▶ Your instructions
What is the number of lines containing the string "React"? Answer with the number only.

(Rows from a dataset of charts and code)

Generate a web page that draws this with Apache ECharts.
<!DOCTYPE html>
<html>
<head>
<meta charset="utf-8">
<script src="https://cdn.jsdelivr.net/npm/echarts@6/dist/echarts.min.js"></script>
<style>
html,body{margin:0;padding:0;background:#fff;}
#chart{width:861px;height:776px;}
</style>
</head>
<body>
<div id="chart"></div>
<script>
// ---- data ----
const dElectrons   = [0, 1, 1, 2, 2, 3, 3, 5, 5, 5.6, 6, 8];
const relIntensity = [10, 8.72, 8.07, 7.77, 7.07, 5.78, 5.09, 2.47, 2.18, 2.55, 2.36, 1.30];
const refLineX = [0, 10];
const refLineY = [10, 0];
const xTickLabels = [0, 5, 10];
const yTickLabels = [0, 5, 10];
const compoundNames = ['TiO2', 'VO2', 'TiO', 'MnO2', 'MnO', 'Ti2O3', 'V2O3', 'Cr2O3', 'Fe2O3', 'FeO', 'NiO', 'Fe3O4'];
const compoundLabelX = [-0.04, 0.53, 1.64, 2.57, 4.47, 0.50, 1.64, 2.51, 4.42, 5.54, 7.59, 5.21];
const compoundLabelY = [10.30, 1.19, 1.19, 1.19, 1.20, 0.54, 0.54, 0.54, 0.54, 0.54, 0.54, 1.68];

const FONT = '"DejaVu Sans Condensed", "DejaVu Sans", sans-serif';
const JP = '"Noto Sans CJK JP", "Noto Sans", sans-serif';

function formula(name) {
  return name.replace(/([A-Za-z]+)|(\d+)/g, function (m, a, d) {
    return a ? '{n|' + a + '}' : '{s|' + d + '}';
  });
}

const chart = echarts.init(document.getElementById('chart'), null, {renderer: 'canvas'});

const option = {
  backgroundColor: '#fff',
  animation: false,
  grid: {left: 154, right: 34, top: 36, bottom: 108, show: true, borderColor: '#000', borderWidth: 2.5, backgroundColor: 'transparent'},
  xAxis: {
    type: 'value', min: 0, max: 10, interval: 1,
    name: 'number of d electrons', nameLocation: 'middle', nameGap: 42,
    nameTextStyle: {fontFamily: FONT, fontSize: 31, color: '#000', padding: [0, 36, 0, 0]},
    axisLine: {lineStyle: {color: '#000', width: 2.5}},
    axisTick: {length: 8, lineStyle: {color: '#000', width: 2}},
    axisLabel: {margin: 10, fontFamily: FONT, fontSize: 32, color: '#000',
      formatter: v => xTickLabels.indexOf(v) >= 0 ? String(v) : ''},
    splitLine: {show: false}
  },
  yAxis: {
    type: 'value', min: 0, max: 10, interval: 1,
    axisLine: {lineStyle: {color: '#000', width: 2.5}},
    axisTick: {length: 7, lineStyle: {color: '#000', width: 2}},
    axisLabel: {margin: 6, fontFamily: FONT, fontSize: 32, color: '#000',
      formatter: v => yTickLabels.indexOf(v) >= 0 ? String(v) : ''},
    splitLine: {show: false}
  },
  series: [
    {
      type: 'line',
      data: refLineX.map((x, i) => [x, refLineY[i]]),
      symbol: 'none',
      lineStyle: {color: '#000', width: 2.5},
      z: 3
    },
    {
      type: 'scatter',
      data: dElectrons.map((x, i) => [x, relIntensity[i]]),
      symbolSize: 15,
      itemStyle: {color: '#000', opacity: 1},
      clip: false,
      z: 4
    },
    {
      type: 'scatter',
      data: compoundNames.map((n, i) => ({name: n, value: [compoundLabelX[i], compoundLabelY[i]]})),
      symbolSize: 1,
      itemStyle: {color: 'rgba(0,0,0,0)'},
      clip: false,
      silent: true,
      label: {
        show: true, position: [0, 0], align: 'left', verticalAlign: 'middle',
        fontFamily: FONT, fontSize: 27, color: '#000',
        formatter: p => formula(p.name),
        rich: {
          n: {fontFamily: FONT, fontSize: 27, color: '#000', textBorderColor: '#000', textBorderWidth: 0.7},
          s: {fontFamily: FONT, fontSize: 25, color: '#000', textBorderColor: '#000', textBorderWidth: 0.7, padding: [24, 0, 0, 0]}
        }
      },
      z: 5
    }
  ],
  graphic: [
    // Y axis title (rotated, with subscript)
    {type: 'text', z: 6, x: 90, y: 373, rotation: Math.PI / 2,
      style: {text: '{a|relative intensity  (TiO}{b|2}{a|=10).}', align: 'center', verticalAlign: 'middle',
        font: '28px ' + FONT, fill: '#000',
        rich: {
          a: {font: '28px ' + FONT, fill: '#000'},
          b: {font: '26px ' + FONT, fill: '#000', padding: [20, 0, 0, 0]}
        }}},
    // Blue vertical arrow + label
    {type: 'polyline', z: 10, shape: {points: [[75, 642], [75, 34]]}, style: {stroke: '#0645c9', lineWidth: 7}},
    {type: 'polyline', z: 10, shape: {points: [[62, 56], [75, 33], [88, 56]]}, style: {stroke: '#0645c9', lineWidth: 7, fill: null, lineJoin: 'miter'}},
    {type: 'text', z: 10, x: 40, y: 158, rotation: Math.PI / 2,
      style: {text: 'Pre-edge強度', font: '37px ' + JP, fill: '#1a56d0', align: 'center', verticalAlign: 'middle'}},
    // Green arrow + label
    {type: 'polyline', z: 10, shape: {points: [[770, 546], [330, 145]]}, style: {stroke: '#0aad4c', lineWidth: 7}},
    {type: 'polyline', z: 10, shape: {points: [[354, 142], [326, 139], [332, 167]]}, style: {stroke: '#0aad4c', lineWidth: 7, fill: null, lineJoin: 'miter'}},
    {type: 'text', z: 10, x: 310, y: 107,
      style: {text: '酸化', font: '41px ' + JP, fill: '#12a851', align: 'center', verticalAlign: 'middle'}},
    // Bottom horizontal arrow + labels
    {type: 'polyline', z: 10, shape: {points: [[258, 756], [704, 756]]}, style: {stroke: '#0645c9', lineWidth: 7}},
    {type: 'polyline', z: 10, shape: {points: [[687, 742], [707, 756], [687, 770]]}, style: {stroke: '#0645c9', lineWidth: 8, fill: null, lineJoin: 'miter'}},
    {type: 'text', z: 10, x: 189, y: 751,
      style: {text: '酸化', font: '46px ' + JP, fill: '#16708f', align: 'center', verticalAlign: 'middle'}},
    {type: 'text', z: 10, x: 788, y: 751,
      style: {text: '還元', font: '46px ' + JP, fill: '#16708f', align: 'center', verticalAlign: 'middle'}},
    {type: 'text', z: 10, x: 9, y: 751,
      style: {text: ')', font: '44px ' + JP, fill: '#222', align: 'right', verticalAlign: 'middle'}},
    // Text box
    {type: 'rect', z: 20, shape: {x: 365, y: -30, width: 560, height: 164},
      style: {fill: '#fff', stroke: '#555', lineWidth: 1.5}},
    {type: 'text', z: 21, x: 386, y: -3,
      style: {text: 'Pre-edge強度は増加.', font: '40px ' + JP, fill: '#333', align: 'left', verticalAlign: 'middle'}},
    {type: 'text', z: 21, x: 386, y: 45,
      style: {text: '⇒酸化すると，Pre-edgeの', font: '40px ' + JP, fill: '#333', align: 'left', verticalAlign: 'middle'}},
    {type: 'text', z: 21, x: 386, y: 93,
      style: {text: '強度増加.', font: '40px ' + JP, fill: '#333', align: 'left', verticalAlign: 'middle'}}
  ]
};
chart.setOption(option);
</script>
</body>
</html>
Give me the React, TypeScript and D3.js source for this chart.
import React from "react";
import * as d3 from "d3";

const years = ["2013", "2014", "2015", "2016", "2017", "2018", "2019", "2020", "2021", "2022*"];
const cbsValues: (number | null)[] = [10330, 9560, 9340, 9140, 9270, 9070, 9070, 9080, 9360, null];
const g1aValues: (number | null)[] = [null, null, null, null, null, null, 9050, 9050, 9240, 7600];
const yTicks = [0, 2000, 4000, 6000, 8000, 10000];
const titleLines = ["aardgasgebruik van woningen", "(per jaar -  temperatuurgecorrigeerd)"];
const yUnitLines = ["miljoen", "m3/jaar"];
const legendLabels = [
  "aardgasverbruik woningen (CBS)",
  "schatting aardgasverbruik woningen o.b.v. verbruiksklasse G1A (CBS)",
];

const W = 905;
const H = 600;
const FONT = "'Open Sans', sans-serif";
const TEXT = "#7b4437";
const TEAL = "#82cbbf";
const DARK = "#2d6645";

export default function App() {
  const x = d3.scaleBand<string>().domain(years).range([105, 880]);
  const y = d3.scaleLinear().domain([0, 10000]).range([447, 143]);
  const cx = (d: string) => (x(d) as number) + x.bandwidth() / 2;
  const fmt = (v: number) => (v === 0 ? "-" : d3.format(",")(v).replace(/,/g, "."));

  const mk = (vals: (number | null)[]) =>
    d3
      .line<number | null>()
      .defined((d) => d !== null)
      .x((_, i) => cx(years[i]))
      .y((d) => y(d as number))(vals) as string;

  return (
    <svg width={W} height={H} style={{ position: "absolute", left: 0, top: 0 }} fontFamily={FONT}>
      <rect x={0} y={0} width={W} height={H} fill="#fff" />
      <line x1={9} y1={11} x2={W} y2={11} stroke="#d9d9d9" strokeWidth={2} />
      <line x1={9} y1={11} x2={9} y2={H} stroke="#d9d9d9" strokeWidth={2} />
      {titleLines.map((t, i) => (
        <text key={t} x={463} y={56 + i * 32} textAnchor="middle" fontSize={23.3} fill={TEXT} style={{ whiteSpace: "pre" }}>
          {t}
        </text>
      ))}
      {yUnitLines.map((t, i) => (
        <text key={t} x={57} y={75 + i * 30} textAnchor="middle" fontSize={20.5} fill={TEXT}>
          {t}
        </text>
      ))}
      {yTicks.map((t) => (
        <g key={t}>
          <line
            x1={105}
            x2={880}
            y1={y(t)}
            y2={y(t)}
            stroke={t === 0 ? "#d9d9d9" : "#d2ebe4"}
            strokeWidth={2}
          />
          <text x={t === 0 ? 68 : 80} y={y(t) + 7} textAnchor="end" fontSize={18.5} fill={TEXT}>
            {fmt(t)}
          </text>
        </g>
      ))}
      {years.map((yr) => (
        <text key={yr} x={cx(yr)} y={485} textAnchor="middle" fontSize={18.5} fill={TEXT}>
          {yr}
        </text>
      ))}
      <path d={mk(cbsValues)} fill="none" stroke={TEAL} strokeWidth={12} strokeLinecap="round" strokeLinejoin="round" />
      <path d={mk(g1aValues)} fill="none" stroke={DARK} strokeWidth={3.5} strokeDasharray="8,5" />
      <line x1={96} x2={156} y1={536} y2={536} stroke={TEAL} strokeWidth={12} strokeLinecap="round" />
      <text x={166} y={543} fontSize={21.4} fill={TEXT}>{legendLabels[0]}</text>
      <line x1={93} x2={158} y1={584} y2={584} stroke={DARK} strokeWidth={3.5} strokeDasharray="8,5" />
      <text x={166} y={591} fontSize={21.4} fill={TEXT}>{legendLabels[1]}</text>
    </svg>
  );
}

▶ Written answer
2